>> Begin

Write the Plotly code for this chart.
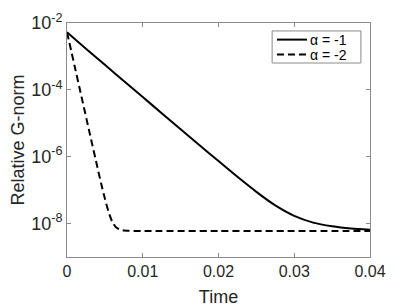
import plotly.graph_objects as go

# Data
time_a1 = [0, 0.0025, 0.005, 0.0075, 0.01, 0.0125, 0.015, 0.0175, 0.02,
           0.0225, 0.025, 0.0275, 0.03, 0.0325, 0.035, 0.0375, 0.04]
norm_a1 = [5.3e-3, 1.7e-3, 5.6e-4, 1.85e-4, 6.1e-5, 2.0e-5, 6.6e-6, 2.2e-6,
           7.4e-7, 2.5e-7, 8.9e-8, 3.5e-8, 1.7e-8, 1.07e-8, 8.3e-9, 7.1e-9, 6.5e-9]

time_a2 = [0, 0.001, 0.002, 0.003, 0.004, 0.0045, 0.005, 0.0055, 0.006,
           0.0065, 0.007, 0.0075, 0.008, 0.009, 0.01, 0.02, 0.03, 0.04]
norm_a2 = [5.3e-3, 5.2e-4, 5.1e-5, 5.0e-6, 5.0e-7, 1.6e-7, 5.6e-8, 2.2e-8,
           1.1e-8, 7.6e-9, 6.6e-9, 6.2e-9, 6.1e-9, 6.0e-9, 6.0e-9, 6.0e-9,
           6.0e-9, 6.0e-9]

names = ["α = -1", "α = -2"]
x_ticks = [0, 0.01, 0.02, 0.03, 0.04]
x_ticktext = ["0", "0.01", "0.02", "0.03", "0.04"]
y_ticks = [1e-8, 1e-6, 1e-4, 1e-2]
y_ticktext = ["10<sup>-8</sup>", "10<sup>-6</sup>", "10<sup>-4</sup>", "10<sup>-2</sup>"]

font_family = "Liberation Sans, Arial, Helvetica, sans-serif"
axis_gray = "#8a8a8a"
text_col = "#262626"
dash_style = "7px,4px"

fig = go.Figure()
fig.add_trace(go.Scatter(x=time_a1, y=norm_a1, mode="lines", name=names[0], showlegend=False,
                         line=dict(color="black", width=2, shape="spline", smoothing=0.6)))
fig.add_trace(go.Scatter(x=time_a2, y=norm_a2, mode="lines", name=names[1], showlegend=False,
                         line=dict(color="black", width=2, dash=dash_style,
                                   shape="spline", smoothing=0.6)))

axis_common = dict(showline=True, linecolor=axis_gray, linewidth=1, mirror="ticks",
                   ticks="inside", ticklen=4, tickcolor=axis_gray, showgrid=False,
                   zeroline=False, automargin=False)

fig.update_xaxes(range=[0, 0.04], tickvals=x_ticks, ticktext=x_ticktext,
                 tickfont=dict(family=font_family, size=16, color=text_col),
                 title=dict(text="Time", font=dict(family=font_family, size=18, color=text_col),
                            standoff=11),
                 **axis_common)
fig.update_yaxes(type="log", range=[-9, -2], tickvals=y_ticks, ticktext=y_ticktext,
                 tickfont=dict(family=font_family, size=18, color=text_col),
                 title=dict(text="Relative G-norm", font=dict(family=font_family, size=18, color=text_col),
                            standoff=4),
                 **axis_common)

# Manual legend box (MATLAB style, compact)
lx0, lx1, ly0, ly1 = 0.677, 0.970, 0.829, 0.966
fig.add_shape(type="rect", xref="paper", yref="paper", x0=lx0, x1=lx1, y0=ly0, y1=ly1,
              line=dict(color=axis_gray, width=1), fillcolor="white", layer="above")
row_y = [0.929, 0.865]
row_dash = ["solid", dash_style]
for name, ry, dsh in zip(names, row_y, row_dash):
    fig.add_shape(type="line", xref="paper", yref="paper", x0=0.693, x1=0.792, y0=ry, y1=ry,
                  line=dict(color="black", width=2, dash=dsh), layer="above")
    fig.add_annotation(xref="paper", yref="paper", x=0.795, y=ry, text=name, showarrow=False,
                       xanchor="left", yanchor="middle",
                       font=dict(family=font_family, size=14, color="black"))

# The page body has an 8px default margin, so the figure is sized/offset to compensate
fig.update_layout(
    width=401, height=299,
    margin=dict(l=59, r=39, t=15, b=50),
    plot_bgcolor="white", paper_bgcolor="white",
    showlegend=False,
)

fig.write_html("out.html")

>> End

**Given instruction**
Copy nothing but the lines from the top of the material through the line holding "6.0e-9, 6.0e-9]", exactly as written; omit pictures.

**Result of this exercise**
Write the Plotly code for this chart.
import plotly.graph_objects as go

# Data
time_a1 = [0, 0.0025, 0.005, 0.0075, 0.01, 0.0125, 0.015, 0.0175, 0.02,
           0.0225, 0.025, 0.0275, 0.03, 0.0325, 0.035, 0.0375, 0.04]
norm_a1 = [5.3e-3, 1.7e-3, 5.6e-4, 1.85e-4, 6.1e-5, 2.0e-5, 6.6e-6, 2.2e-6,
           7.4e-7, 2.5e-7, 8.9e-8, 3.5e-8, 1.7e-8, 1.07e-8, 8.3e-9, 7.1e-9, 6.5e-9]

time_a2 = [0, 0.001, 0.002, 0.003, 0.004, 0.0045, 0.005, 0.0055, 0.006,
           0.0065, 0.007, 0.0075, 0.008, 0.009, 0.01, 0.02, 0.03, 0.04]
norm_a2 = [5.3e-3, 5.2e-4, 5.1e-5, 5.0e-6, 5.0e-7, 1.6e-7, 5.6e-8, 2.2e-8,
           1.1e-8, 7.6e-9, 6.6e-9, 6.2e-9, 6.1e-9, 6.0e-9, 6.0e-9, 6.0e-9,
           6.0e-9, 6.0e-9]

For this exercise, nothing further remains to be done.